蜀葵の造景
概要
レア度 | 画像 | マス |
---|---|---|
効果
1010
入手方法
厳さま取引
塩商
物語
強は庭に座り込み、完成させたばかりの蜀葵の盆栽をぼんやりと眺め続け、後ろに忍び寄る春花にも気付いていない。春花は強を驚かせようと突然目の前に飛び出てきたが、強は驚くそぶりすらしなかった。春花は強を押してみた。「ねえ、どうしちゃったの?」「今作ったばかりの盆栽を見てるんだけど、どう思う?」春花もしばらくそれを眺めてみたが、美しいという感想しか浮かばず、それ以上の評価ができなかった。「その盆栽は、やっぱり花が大事なんだ。花以外は全部死物だけど、花は生きてるから。」「なるほどね、でもあたしはそういうのわからないわ。ねえ午後から西湖に行かない?この前はちゃんと見られなかったし。」強は立ち上がり、首を振った。「午後は山に行くんだ。」春花は不思議に思った。

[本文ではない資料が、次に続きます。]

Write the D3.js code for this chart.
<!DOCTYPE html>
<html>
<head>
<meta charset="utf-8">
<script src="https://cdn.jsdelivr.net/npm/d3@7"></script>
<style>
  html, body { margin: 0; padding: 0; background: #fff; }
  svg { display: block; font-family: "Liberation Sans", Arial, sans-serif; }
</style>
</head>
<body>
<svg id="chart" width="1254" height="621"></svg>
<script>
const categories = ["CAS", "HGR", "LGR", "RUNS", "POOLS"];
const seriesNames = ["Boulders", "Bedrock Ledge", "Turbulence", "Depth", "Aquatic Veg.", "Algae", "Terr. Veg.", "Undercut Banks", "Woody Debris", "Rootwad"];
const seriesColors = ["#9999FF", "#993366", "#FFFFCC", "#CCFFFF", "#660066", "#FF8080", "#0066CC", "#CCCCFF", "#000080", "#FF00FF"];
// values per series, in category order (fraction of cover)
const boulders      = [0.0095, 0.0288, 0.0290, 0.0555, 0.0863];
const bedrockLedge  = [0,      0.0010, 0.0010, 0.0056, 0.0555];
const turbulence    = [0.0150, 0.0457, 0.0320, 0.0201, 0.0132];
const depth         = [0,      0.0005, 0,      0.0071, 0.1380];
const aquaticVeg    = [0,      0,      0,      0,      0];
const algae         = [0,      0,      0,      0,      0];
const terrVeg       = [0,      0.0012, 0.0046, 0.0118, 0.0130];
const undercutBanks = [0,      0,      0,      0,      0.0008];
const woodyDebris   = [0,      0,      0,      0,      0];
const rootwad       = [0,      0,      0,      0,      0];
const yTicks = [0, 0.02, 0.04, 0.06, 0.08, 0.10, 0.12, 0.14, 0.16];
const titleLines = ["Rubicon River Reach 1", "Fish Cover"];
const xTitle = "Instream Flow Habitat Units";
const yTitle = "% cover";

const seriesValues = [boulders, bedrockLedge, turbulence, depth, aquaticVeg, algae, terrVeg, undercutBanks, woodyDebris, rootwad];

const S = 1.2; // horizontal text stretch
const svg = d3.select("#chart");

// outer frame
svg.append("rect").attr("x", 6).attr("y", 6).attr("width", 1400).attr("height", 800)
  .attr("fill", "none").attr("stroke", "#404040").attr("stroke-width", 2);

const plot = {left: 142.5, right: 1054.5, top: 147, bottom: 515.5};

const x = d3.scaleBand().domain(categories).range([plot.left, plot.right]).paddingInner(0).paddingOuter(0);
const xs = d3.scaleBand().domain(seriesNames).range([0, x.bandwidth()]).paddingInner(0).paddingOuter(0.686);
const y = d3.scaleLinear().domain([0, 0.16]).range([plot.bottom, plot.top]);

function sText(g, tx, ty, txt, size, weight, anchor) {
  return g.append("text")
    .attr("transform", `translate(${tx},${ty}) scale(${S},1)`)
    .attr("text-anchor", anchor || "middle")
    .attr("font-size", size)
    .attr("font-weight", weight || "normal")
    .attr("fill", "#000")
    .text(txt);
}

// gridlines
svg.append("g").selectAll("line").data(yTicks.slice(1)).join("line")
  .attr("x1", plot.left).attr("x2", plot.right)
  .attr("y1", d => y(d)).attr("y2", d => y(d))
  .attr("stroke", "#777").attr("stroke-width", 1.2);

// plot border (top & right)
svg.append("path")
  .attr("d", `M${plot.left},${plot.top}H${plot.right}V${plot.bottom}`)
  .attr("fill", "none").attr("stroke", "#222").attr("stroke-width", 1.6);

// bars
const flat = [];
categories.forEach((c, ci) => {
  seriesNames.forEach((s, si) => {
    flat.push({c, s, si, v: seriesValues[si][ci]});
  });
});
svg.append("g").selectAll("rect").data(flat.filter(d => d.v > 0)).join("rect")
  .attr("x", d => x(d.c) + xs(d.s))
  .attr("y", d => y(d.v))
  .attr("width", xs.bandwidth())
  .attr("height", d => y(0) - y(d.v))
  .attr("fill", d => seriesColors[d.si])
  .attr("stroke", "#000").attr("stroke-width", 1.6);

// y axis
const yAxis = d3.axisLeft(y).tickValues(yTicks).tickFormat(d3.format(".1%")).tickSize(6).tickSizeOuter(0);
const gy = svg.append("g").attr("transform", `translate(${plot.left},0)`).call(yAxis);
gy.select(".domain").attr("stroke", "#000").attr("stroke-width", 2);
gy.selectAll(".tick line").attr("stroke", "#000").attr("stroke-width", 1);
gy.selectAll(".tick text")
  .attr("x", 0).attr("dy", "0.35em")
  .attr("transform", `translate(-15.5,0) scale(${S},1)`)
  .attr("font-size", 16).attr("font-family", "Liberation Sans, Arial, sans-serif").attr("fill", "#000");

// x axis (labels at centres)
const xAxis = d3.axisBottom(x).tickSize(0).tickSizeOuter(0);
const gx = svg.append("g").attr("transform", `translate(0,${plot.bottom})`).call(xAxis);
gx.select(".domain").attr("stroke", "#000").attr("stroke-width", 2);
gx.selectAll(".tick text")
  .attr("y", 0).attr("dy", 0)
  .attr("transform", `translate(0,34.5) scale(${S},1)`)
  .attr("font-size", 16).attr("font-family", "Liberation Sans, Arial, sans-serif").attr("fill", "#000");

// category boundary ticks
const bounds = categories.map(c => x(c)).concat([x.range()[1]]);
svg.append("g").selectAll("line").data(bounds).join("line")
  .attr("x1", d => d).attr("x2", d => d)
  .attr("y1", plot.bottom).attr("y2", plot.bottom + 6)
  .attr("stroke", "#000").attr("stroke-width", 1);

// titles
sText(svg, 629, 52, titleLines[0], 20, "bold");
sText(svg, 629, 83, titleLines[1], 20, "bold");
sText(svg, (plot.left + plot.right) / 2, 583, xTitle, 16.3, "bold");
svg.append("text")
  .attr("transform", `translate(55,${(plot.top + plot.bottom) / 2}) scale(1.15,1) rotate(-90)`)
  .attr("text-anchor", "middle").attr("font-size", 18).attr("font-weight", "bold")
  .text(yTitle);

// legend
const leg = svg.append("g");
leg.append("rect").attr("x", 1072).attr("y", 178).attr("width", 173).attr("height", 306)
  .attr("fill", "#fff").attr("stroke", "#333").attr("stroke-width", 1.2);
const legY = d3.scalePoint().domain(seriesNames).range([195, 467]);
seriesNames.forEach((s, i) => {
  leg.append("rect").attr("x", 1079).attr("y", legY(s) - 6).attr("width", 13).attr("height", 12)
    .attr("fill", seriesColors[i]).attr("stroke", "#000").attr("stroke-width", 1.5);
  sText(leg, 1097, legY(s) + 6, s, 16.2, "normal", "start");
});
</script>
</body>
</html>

「なんでわざわざ山に?お花を買うなら、今までは車夫に届けてもらってたじゃない?」強は深く息を吐いて答えた。「さっき聞いたんだけど、花を育ててたお爺さんが亡くなったそうなんだ。今まではお爺さんの花を使ってきたけど、最後は僕からお爺さんに花を送ろうかなと思って。いつか訪ねるよって約束してたのに、本当に残念だよ。」春花はうなずいた。「それなら、お爺さんに花束を捧げないとね。」強は春花の付き添いを断り、馬車に乗ってゆっくりと城外へ向かっていった。「あんなに美しい花を育てられるなんて、お爺さんはきっと、幸せに囲まれた人だったんだろうな。」蜀葵の盆栽が静かに庭に置かれた。その盆栽にお爺さんが育てた花が使われることは、もう二度と無い。庭に立つ春花は、はじめて強が大人になったような気がした。